Markets will focus on the US–Iran negotiation freeze and the possibility that Israeli or US actors could expand operations against Iranian assets if talks remain stalled. A sustained breakdown in the deal track would keep Iranian crude exports constrained and sustain a geopolitical risk premium in Brent and Dubai benchmarks. Shipping and insurance markets will reassess exposure across the Eastern Mediterranean; a sharper Hezbollah–Israel exchange risks spillover toward Syria and, in a worst case, could revive threats to Eastern Med gas infrastructure.

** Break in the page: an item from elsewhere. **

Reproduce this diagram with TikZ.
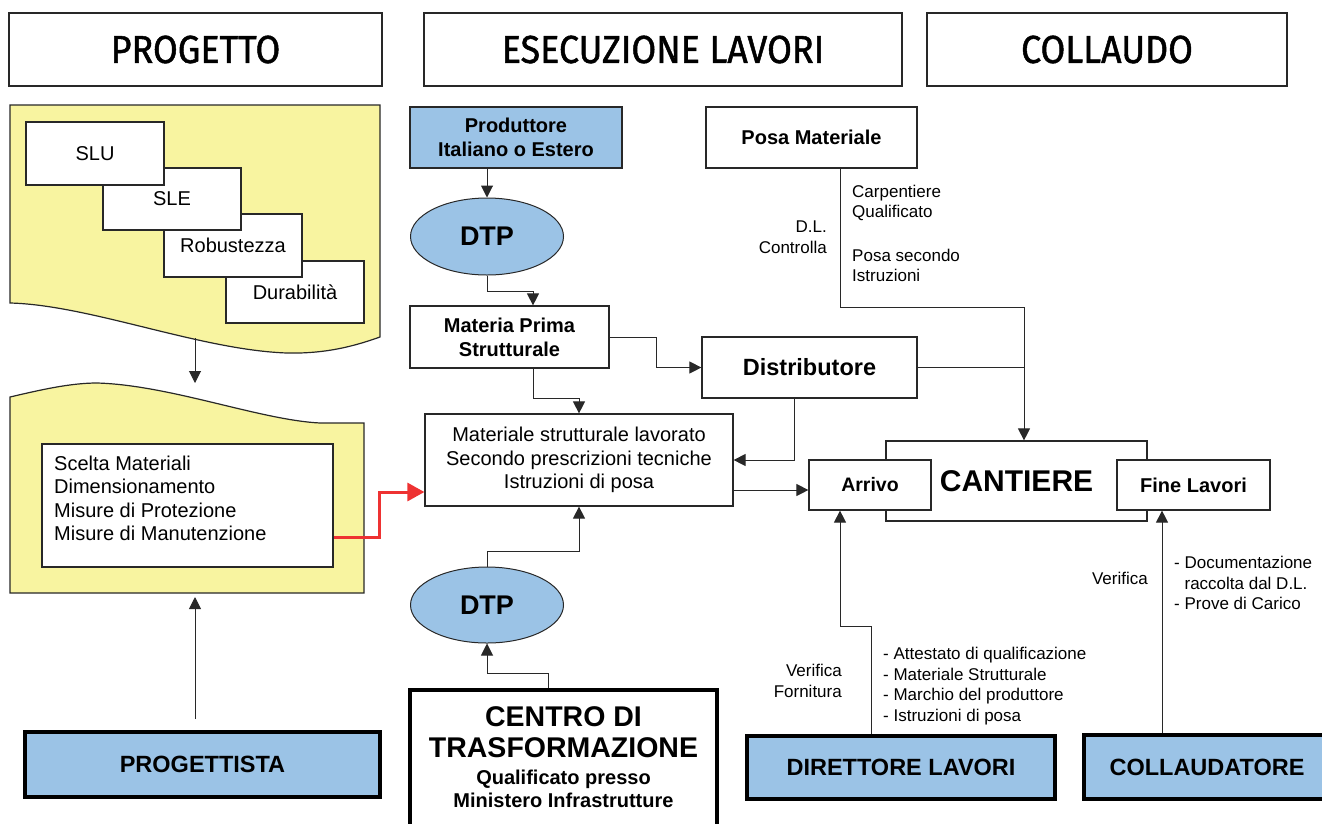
\documentclass[tikz,border=0pt]{standalone}
\usepackage{fontspec}
\setmainfont{Liberation Sans}
\newfontfamily\hdrfont[FakeBold=1.3]{Fira Sans}
\usetikzlibrary{arrows.meta,calc,shapes.geometric}
\definecolor{lblue}{RGB}{155,195,230}
\definecolor{lyellow}{RGB}{248,244,160}
\definecolor{redarrow}{RGB}{238,50,50}
\definecolor{linec}{RGB}{40,40,40}
\begin{document}
\begin{tikzpicture}[x=1pt,y=-1pt,
  font=\fontsize{20}{23.5}\selectfont,
  box/.style={draw=linec, line width=1.2pt, fill=white, inner sep=0pt, align=center},
  hdr/.style={draw=linec, line width=1.7pt, minimum height=73pt, inner sep=0pt, font=\hdrfont\fontsize{39}{40}\selectfont},
  bluebox/.style={box, fill=lblue},
  thickbox/.style={draw=black, line width=4pt, fill=lblue, inner sep=0pt, align=center, font=\bfseries\fontsize{23.5}{26}\selectfont},
  ell/.style={ellipse, draw=linec, line width=1pt, fill=lblue, inner sep=0pt, font=\bfseries\fontsize{27}{30}\selectfont},
  conn/.style={draw=linec, line width=1pt},
  arr/.style={conn, -{Triangle[length=12pt,width=12pt]}},
  redarr/.style={draw=redarrow, line width=3pt, -{Triangle[length=17pt,width=18pt]}},
  lbl/.style={inner sep=0pt, font=\fontsize{17}{20.5}\selectfont},
  doc/.style={draw=linec, line width=1.2pt, fill=lyellow},
]
\useasboundingbox (0,0) rectangle (1322,823);
\clip (0,0) rectangle (1322,823);

% headers
\node[hdr, minimum width=373pt] (hprog) at (195.5,49.5) {\scalebox{0.92}[1]{PROGETTO}};
\node[hdr, minimum width=478pt] (hesec) at (663,49.5) {\scalebox{0.92}[1]{ESECUZIONE LAVORI}};
\node[hdr, minimum width=360pt] (hcoll) at (1107,49.5) {\scalebox{0.92}[1]{COLLAUDO}};

% left documents
\path[doc] (10,105) -- (380,105) -- (380,337) .. controls (360,344) and (330,354) .. (287,353) .. controls (200,350) and (90,305) .. (10,303) -- cycle;
\path[doc] (10,397) .. controls (40,390) and (70,383) .. (97,383) .. controls (170,385) and (260,420) .. (320,423) -- (364,423) -- (364,593) -- (10,593) -- cycle;

\node[box, minimum width=138pt, minimum height=62pt] (dur) at (295,292) {Durabilità};
\node[box, minimum width=138pt, minimum height=63pt] (rob) at (233,245.5) {Robustezza};
\node[box, minimum width=138pt, minimum height=62pt] (sle) at (172,199) {SLE};
\node[box, minimum width=138pt, minimum height=63pt] (slu) at (95,153.5) {SLU};

\node[box, minimum width=291pt, minimum height=123pt] (inner) at (187.5,505.5) {};
\node[inner sep=0pt, anchor=west, align=left] (innertxt) at (54,498.5) {Scelta Materiali\\Dimensionamento\\Misure di Protezione\\Misure di Manutenzione};

\node[thickbox, minimum width=355pt, minimum height=65pt] (progt) at (202.5,764.5) {PROGETTISTA};

% middle column
\node[bluebox, minimum width=212pt, minimum height=61pt, font=\bfseries\fontsize{20}{24}\selectfont] (prod) at (516,137.5) {Produttore\\Italiano o Estero};
\node[ell, minimum width=153pt, minimum height=77pt] (dtp1) at (487,236.5) {DTP};
\node[box, minimum width=199pt, minimum height=62pt, font=\bfseries\fontsize{20}{24}\selectfont] (mps) at (509.5,337) {Materia Prima\\Strutturale};
\node[box, minimum width=308pt, minimum height=92pt] (mat) at (579,460) {Materiale strutturale lavorato\\Secondo prescrizioni tecniche\\Istruzioni di posa};
\node[ell, minimum width=153pt, minimum height=76pt] (dtp2) at (487,605) {DTP};
\node[draw=black, line width=4pt, fill=white, minimum width=307pt, minimum height=140pt] (centro) at (563.5,760) {};
\node[inner sep=0pt, align=center, font=\bfseries\fontsize{28.5}{31}\selectfont] (centrot) at (563.5,732.5) {CENTRO DI\\TRASFORMAZIONE};
\node[inner sep=0pt, align=center, font=\bfseries\fontsize{20}{23}\selectfont] (centros) at (563.5,788.5) {Qualificato presso\\Ministero Infrastrutture};

% right part
\node[box, minimum width=211pt, minimum height=61pt, font=\bfseries\fontsize{20}{24}\selectfont] (posa) at (811.5,137.5) {Posa Materiale};
\node[box, minimum width=215pt, minimum height=61pt, font=\bfseries\fontsize{23.5}{26}\selectfont] (dist) at (809.5,367.5) {Distributore};
\node[box, minimum width=261pt, minimum height=80pt, font=\bfseries\fontsize{30}{32}\selectfont] (cant) at (1016.5,481) {CANTIERE};
\node[box, minimum width=122pt, minimum height=50pt, font=\bfseries\fontsize{19.5}{22}\selectfont] (arrivo) at (870,485) {Arrivo};
\node[box, minimum width=153pt, minimum height=50pt, font=\bfseries\fontsize{20}{22}\selectfont] (fine) at (1193.5,485) {Fine Lavori};
\node[thickbox, minimum width=308pt, minimum height=63pt] (dir) at (901,767.5) {DIRETTORE LAVORI};
\node[thickbox, minimum width=246pt, minimum height=64pt] (coll) at (1207,767) {COLLAUDATORE};

% labels
\node[lbl, anchor=east, align=right] (ldl) at (827,237) {D.L.\\Controlla};
\node[lbl, anchor=west, align=left] (lcarp) at (852,203) {Carpentiere\\Qualificato};
\node[lbl, anchor=west, align=left] (lposa) at (852,265.5) {Posa secondo\\Istruzioni};
\node[lbl, anchor=east, align=right] (lverf) at (842,681) {Verifica\\Fornitura};
\node[lbl, anchor=west, align=left] (ldlist) at (883,686) {- Attestato di qualificazione\\- Materiale Strutturale\\- Marchio del produttore\\- Istruzioni di posa};
\node[lbl, anchor=east] (lver) at (1148,578) {Verifica};
\node[lbl, anchor=west, align=left] (lclist) at (1174,583) {- Documentazione\\\phantom{- }raccolta dal D.L.\\- Prove di Carico};

% connectors
\coordinate (d1b) at (195,338);
\coordinate (d2t) at (195,383);
\coordinate (d2b) at (195,597);
\draw[arr] (d1b) -- (d2t);
\draw[arr] ($(progt.north)+(-7.5,-11)$) -- (d2b);
\draw[redarr] ($(inner.east)+(0,31.5)$) -- ++(46,0) |- ($(mat.west)+(0,32)$);

\draw[arr] (dtp1.north |- prod.south) -- (dtp1.north);
\draw[arr] (dtp1.south) -- ++(0,16) -| ($(mps.north)+(23.5,0)$);
\draw[arr] (mps.east) -- ++(47,0) |- (dist.west);
\draw[arr] ($(mps.south)+(23.5,0)$) -- ++(0,30) -| (mat.north);
\draw[arr] ($(dist.south)+(-15.5,0)$) |- (mat.east);
\draw[arr] ($(mat.east)+(0,30)$) coordinate (m1) -- (m1 -| arrivo.west);
\coordinate (cj) at ($(cant.north)+(7.5,0)$);
\draw[arr] ($(posa.south)+(28.5,0)$) -- ++(0,139) -| (cj);
\draw[conn] (dist.east) -- (dist.east -| cj);
\draw[arr] ($(dir.north)+(-30,0)$) -- ++(0,-108) -| ($(arrivo.south)+(-30,0)$);
\draw[arr] ($(coll.north)+(-45,0)$) -- ($(fine.south)+(-31.5,0)$);
\draw[arr] (dtp2.north) -- ++(0,-15) -| (mat.south);
\draw[arr] ($(centro.north)+(-15.5,0)$) -- ++(0,-15) -| (dtp2.south);
\end{tikzpicture}
\end{document}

Key watchpoints over the next 24–48 hours: whether US–Iran channels quietly resume despite Marandi’s statement; whether Israel conducts additional high‑value strikes in Beirut or Syria; any verified follow‑on launches of Arman/Fath‑360–class missiles by Hezbollah; and whether Trump moves from rhetoric to concrete pressure on Israel, such as conditioning support or signaling red lines. Any sign of Iranian direct involvement or retaliatory strikes beyond Lebanon would rapidly move this from a regional flare to a Tier‑1 global energy and security event.

MARKET IMPACT ASSESSMENT: Near‑term upside pressure on crude and refined products as investors price higher odds that a US–Iran deal stalls or fails, keeping Iranian supply constrained and sustaining Middle East disruption risk premia. Safe‑haven flows likely into gold and US Treasuries on visible risk of a wider Israel–Hezbollah–Iran confrontation. Regional EM FX and equities (Israel, Lebanon, Gulf) face headline risk; defense stocks could catch a bid on evidence of advanced Iranian systems in Hezbollah hands and intensified Israeli air operations.